Жак Мере взглянул на Дантона и различил в его невозмутимых чертах непоколебимую решимость; было ясно, что сам Дантон, как он только что сказал, убивать не будет, но не станет и мешать другим исполнять эту кровавую работу.
— Ты прав, Дантон, — согласился Жак Мере, — сам я еще не настолько преисполнился революционного стоицизма, чтобы вслед за тобой судить о том, чья кровь чиста, а чья нечиста; я врач, для меня кровь — это еще и драгоценный источник жизни, текучая субстанция, состоящая из фибрина, альбумина и серозной жидкости, и свое призвание я до сих пор видел в том, чтобы заставлять кровь бежать по венам, а не вытекать из них; пошли же меня поскорее туда, где я смогу творить добро, не причиняя зла.
— Потому-то я и пришел к тебе.

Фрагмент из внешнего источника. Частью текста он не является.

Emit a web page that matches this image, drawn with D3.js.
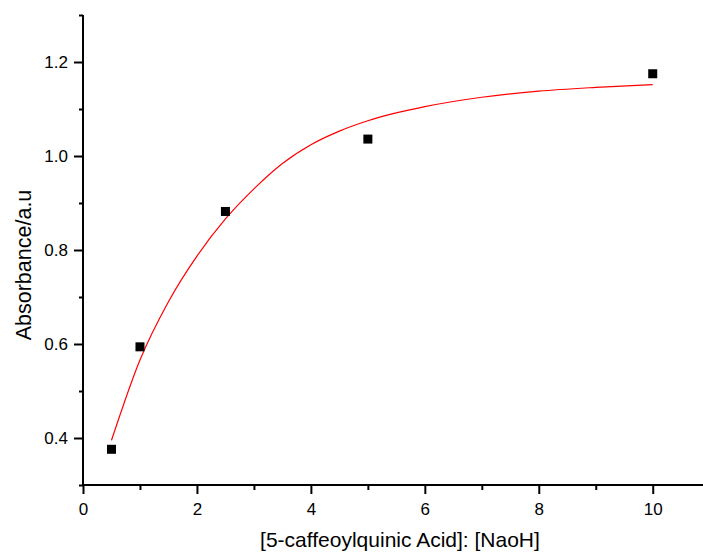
<!DOCTYPE html>
<html>
<head>
  <meta charset="utf-8">
  <style>
  body { margin: 0; background: #fff; }
  svg text { font-family: "Liberation Sans", Arial, sans-serif; fill: #000; }
  .fit { fill: none; stroke: #ff0000; stroke-width: 1.2px; }
  </style>
  <script src="https://d3js.org/d3.v7.min.js"></script>
</head>
<body>
<svg id="chart"></svg>
<script>
// measured points
var ratio = [0.5, 1, 2.5, 5, 10];
var absorbance = [0.376, 0.594, 0.882, 1.036, 1.175];

// fitted curve
var fitX = [0.5, 1, 1.5, 2, 2.5, 3, 3.5, 4, 4.5, 5, 6, 7, 8, 9, 10];
var fitY = [0.395, 0.566, 0.69, 0.787, 0.866, 0.93, 0.984, 1.024, 1.053, 1.075, 1.105, 1.125, 1.138, 1.146, 1.152];

var xMajor = [0, 2, 4, 6, 8, 10];
var xMinor = [1, 3, 5, 7, 9];
var yMajor = [0.4, 0.6, 0.8, 1.0, 1.2];
var yMinor = [0.3, 0.5, 0.7, 0.9, 1.1, 1.3];

var W = 703, H = 553;

var svg = d3.select("#chart")
    .attr("width", W)
    .attr("height", H);

var x = d3.scaleLinear().domain([0, 11]).range([83, 709.7]);
var y = d3.scaleLinear().domain([0.3, 1.3]).range([485, 15]);

// fit line first, then markers on top
var line = d3.line()
    .x(function(d) { return x(d[0]); })
    .y(function(d) { return y(d[1]); })
    .curve(d3.curveMonotoneX);

svg.append("path")
    .datum(fitX.map(function(v, i) { return [v, fitY[i]]; }))
    .attr("class", "fit")
    .attr("d", line);

var sq = 9;
svg.selectAll("rect.pt")
    .data(ratio)
  .enter().append("rect")
    .attr("class", "pt")
    .attr("x", function(d) { return x(d) - sq / 2; })
    .attr("y", function(d, i) { return y(absorbance[i]) - sq / 2; })
    .attr("width", sq)
    .attr("height", sq)
    .attr("fill", "#000");

// X axis
var xAxis = svg.append("g")
    .attr("transform", "translate(0," + y(0.3) + ")")
    .call(d3.axisBottom(x).tickValues(xMajor).tickSize(9).tickPadding(9)
      .tickFormat(d3.format("d")));
xAxis.append("g")
    .call(d3.axisBottom(x).tickValues(xMinor).tickSize(5).tickFormat(""));

// Y axis
var yAxis = svg.append("g")
    .attr("transform", "translate(" + x(0) + ",0)")
    .call(d3.axisLeft(y).tickValues(yMajor).tickSize(9).tickPadding(6)
      .tickFormat(d3.format(".1f")));
yAxis.append("g")
    .call(d3.axisLeft(y).tickValues(yMinor).tickSize(4).tickFormat(""));

svg.selectAll(".domain").attr("stroke", "#000").attr("stroke-width", 2);
svg.selectAll(".tick line").attr("stroke", "#000").attr("stroke-width", 2);
svg.selectAll(".tick text").style("font-size", "17px").attr("fill", "#000");
// plain axis lines without end caps
xAxis.selectAll(".domain").attr("d", "M" + (x(0) - 1) + ",0H" + W);
yAxis.selectAll(".domain").attr("d", "M0," + y(1.3) + "V" + (y(0.3) + 1));

// titles
svg.append("text")
    .attr("x", 400)
    .attr("y", 547)
    .attr("text-anchor", "middle")
    .style("font-size", "21px")
    .text("[5-caffeoylquinic Acid]: [NaoH]");

svg.append("text")
    .attr("transform", "translate(31,265) rotate(-90)")
    .attr("text-anchor", "middle")
    .style("font-size", "21.5px")
    .text("Absorbance/a.u");
</script>
</body>
</html>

Послушай, в двух словах положение дел таково: девятнадцатого августа девяносто второго года пруссаки и эмигранты ступили на французскую землю. В тот день шел проливной дождь — страшное предзнаменование для наших врагов.
— Ты веришь в предзнаменования?
— Разве мы не стремимся уподобиться римлянам? Римляне верили в предзнаменования, последуем же их примеру. Двадцатого августа враги подошли к Лонгви, иначе говоря, преодолели сорок льё, отделяющие Кобленц от Лонгви, в двадцать дней. После восьмого пушечного залпа Лонгви капитулировал и король Фридрих Вильгельм вошел в город. Вместо того чтобы тотчас двинуться на Верден, пруссаки провели неделю в Лонгви; они и до сих пор там. Франция в это время держала оборону. Меж тем оборонительная тактика ей не пристала. Франция не щит, но меч; ее призвание — война наступательная.